Near-term follow-up for this demo surface:
- add stronger candidate-review interactions for bootstrap and expansion results;
- improve graph review beyond the current lightweight SVG overview;
- keep payload contracts stable enough that the demo can double as an evaluation harness for parser and discovery changes.

## Phase 6: Corpus Acquisition Pipelines

Priority: P2

Goal:
Broaden source acquisition without mixing that complexity into the core model.

Tasks:
- add source adapters for open-access theses and dissertation repositories;
- add support for harvesting publisher citation pages and preprint metadata pages;
- define per-source import provenance and rate-limit behavior;
- separate source-specific scraping logic from normalized entry storage;
- add regression fixtures for representative public sources.

Why this is later:

- acquisition breadth is useful, but only after the core ingest/enrich/review loop is solid;
- source adapters are brittle and should sit on top of a stable model.

Exit criteria:

- new public corpora can be imported through adapters without changing the storage core;
- imported entries retain their source provenance and can be reviewed like any other entry.

Status:
Partially complete.
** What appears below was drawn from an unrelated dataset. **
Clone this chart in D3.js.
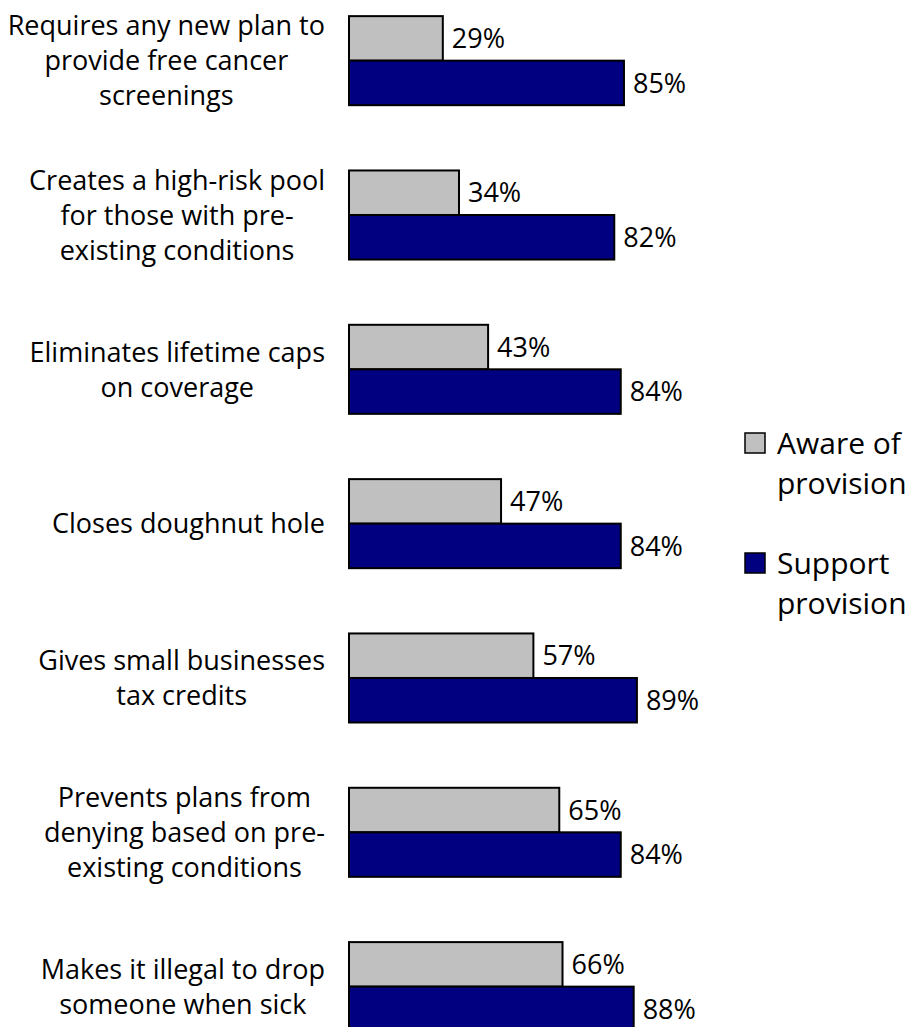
<!DOCTYPE html>
<html>
<head>
<meta charset="utf-8">
<script src="https://cdn.jsdelivr.net/npm/d3@7"></script>
<style>
  html, body { margin: 0; padding: 0; background: #fff; }
  svg text { font-family: "Open Sans", "Noto Sans", sans-serif; fill: #000; }
</style>
</head>
<body>
<svg id="chart" width="910" height="1027"></svg>
<script>
// Provision labels, one entry per line
const categories = [
  ["Requires any new plan to", "provide free cancer", "screenings"],
  ["Creates a high-risk pool", "for those with pre-", "existing conditions"],
  ["Eliminates lifetime caps", "on coverage"],
  ["Closes doughnut hole"],
  ["Gives small businesses", "tax credits"],
  ["Prevents plans from", "denying based on pre-", "existing conditions"],
  ["Makes it illegal to drop", "someone when sick"]
];
const seriesNames = ["Aware of provision", "Support provision"];
const legendLines = [["Aware of", "provision"], ["Support", "provision"]];
const aware = [29, 34, 43, 47, 57, 65, 66];
const support = [85, 82, 84, 84, 89, 84, 88];
const colors = ["#C0C0C0", "#000080"];

const svg = d3.select("#chart");
const fontSize = 27;
const lineH = 35;

const keys = categories.map((c, i) => "c" + i);
const rows = keys.map((k, i) => ({ key: k, lines: categories[i], values: [aware[i], support[i]] }));

const x = d3.scaleLinear().domain([0, 100]).range([349, 672.5]);
const y = d3.scaleBand().domain(keys).range([-16.5, 1063.8]).paddingInner(0.423).paddingOuter(0.2115);
const ySub = d3.scaleBand().domain(seriesNames).range([0, y.bandwidth()]).padding(0);

const groups = svg.selectAll("g.group").data(rows).join("g")
  .attr("class", "group")
  .attr("transform", d => `translate(0,${y(d.key)})`);

// Bars
groups.selectAll("rect").data(d => d.values.map((v, j) => ({ v, s: seriesNames[j], j })))
  .join("rect")
  .attr("x", x(0))
  .attr("y", d => ySub(d.s))
  .attr("width", d => x(d.v) - x(0))
  .attr("height", ySub.bandwidth())
  .attr("fill", d => colors[d.j])
  .attr("stroke", "#000")
  .attr("stroke-width", 2);

// Value labels
groups.selectAll("text.val").data(d => d.values.map((v, j) => ({ v, s: seriesNames[j] })))
  .join("text")
  .attr("class", "val")
  .attr("x", d => x(d.v) + 9)
  .attr("y", d => ySub(d.s) + ySub.bandwidth() / 2)
  .attr("dy", "0.36em")
  .attr("font-size", fontSize)
  .text(d => d.v + "%");

// Category labels: block right-aligned to the axis, lines centred within the block
const labelRight = 325;
groups.each(function (d) {
  const g = d3.select(this).append("g").attr("class", "cat");
  const n = d.lines.length;
  const cy = y.bandwidth() / 2;
  const texts = g.selectAll("text").data(d.lines).join("text")
    .attr("font-size", fontSize)
    .attr("text-anchor", "middle")
    .attr("y", (t, i) => cy + (i - (n - 1) / 2) * lineH)
    .attr("dy", "0.36em")
    .text(t => t);
  let maxW = 0;
  texts.each(function () { maxW = Math.max(maxW, this.getComputedTextLength()); });
  texts.attr("x", labelRight - maxW / 2);
});

// Legend
const legend = svg.append("g").attr("class", "legend");
const legendTop = [433, 553];
seriesNames.forEach((s, j) => {
  const lg = legend.append("g").attr("transform", `translate(745,${legendTop[j]})`);
  lg.append("rect").attr("width", 20).attr("height", 20)
    .attr("fill", colors[j]).attr("stroke", "#000").attr("stroke-width", 1.5);
  lg.selectAll("text").data(legendLines[j]).join("text")
    .attr("x", 32)
    .attr("y", (t, i) => 10 + i * 40)
    .attr("dy", "0.36em")
    .attr("font-size", 30)
    .text(t => t);
});
</script>
</body>
</html>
OAI acquisition and the TalkOrigins example already demonstrate the pattern, but the general adapter surface and review/report discipline across more sources still need expansion.
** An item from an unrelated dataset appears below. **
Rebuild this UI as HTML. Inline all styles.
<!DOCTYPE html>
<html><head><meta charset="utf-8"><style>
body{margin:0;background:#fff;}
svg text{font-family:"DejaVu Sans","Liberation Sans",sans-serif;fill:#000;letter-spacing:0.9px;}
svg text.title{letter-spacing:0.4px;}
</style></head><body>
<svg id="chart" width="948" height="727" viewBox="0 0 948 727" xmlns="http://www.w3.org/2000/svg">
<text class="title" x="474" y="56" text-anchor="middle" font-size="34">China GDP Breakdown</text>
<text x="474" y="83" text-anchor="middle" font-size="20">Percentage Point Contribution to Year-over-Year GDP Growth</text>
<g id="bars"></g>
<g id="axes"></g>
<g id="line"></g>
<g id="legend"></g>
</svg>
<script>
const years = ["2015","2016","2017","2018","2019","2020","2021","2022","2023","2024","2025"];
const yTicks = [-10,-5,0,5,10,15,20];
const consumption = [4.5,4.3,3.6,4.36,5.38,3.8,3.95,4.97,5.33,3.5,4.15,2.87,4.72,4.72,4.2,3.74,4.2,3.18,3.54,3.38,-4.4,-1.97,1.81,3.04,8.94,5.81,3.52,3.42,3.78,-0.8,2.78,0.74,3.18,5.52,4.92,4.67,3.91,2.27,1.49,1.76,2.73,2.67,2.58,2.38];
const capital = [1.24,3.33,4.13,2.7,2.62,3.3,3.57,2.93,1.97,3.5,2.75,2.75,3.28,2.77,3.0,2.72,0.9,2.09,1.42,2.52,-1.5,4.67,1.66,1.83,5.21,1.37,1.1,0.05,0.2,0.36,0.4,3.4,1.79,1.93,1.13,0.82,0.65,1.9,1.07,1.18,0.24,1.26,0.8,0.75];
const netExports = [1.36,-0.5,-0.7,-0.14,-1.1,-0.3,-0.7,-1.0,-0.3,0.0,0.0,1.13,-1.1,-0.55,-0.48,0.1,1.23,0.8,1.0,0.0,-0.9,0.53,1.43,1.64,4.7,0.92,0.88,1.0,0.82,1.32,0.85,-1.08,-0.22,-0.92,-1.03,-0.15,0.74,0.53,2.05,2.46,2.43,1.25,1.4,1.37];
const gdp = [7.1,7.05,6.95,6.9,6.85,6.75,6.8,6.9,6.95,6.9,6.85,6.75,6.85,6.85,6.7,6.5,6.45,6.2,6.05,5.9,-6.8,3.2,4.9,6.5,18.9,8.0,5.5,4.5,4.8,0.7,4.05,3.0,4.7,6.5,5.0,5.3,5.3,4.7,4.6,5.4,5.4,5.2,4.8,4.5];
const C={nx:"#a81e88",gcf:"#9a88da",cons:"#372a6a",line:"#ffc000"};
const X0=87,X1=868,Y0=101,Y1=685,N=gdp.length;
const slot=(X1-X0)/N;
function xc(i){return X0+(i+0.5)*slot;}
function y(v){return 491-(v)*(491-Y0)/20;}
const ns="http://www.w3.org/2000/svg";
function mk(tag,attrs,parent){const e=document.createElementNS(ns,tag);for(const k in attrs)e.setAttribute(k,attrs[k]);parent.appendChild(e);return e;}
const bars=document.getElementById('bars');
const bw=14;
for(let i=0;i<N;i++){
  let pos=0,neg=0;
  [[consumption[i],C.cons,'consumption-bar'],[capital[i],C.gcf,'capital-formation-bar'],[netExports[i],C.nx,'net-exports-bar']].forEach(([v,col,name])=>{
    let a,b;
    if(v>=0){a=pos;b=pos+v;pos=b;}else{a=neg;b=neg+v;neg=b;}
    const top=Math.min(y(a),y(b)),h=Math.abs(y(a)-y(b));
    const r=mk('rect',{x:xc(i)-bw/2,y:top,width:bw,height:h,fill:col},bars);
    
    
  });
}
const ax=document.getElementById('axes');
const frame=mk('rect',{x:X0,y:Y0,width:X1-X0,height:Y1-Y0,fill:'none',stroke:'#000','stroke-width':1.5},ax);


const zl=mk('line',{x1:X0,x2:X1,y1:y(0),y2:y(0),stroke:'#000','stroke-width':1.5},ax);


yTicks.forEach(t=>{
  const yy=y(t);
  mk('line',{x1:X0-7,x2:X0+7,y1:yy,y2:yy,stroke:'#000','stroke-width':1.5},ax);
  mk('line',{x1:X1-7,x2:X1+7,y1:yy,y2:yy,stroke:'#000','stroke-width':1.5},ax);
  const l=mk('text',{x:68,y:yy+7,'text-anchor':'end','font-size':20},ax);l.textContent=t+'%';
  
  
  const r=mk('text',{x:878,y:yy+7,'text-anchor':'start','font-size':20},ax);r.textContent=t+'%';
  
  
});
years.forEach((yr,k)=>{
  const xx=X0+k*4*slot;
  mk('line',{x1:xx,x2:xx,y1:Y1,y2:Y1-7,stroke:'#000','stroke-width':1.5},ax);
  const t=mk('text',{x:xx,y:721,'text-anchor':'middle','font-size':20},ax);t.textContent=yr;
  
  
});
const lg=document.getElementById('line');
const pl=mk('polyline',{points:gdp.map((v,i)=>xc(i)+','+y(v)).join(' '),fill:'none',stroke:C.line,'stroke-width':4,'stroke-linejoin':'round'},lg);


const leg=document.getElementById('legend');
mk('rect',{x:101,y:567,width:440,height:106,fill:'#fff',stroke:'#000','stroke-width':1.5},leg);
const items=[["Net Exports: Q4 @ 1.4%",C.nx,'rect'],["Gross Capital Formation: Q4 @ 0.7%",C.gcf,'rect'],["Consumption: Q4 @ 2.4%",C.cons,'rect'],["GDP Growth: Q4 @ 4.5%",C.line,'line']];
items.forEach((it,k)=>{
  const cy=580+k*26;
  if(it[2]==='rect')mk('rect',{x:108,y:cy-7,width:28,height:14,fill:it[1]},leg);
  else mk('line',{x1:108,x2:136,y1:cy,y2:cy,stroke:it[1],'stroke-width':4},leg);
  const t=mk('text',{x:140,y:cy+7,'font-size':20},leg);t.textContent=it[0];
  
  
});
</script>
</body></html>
## Suggested Next Three Tasks

1. Expand evaluation fixtures and benchmarking for extraction and verification so backend disagreement, parser regressions, and resolver quality can be measured on a broader real-world corpus.
2. Strengthen review and audit workflows for enrichment/graph expansion, especially around provenance logs, candidate summaries, and larger batch-review artifacts.
3. Improve discovery quality inside topic and corpus workflows through better ranking/filtering, more deliberate topic assignment criteria, and retrieval benchmarks that compare lexical and future semantic approaches.

These three tasks should be treated as the immediate sprint because the basic workflow now exists; the bottleneck has shifted to quality measurement, reviewability, and discovery precision.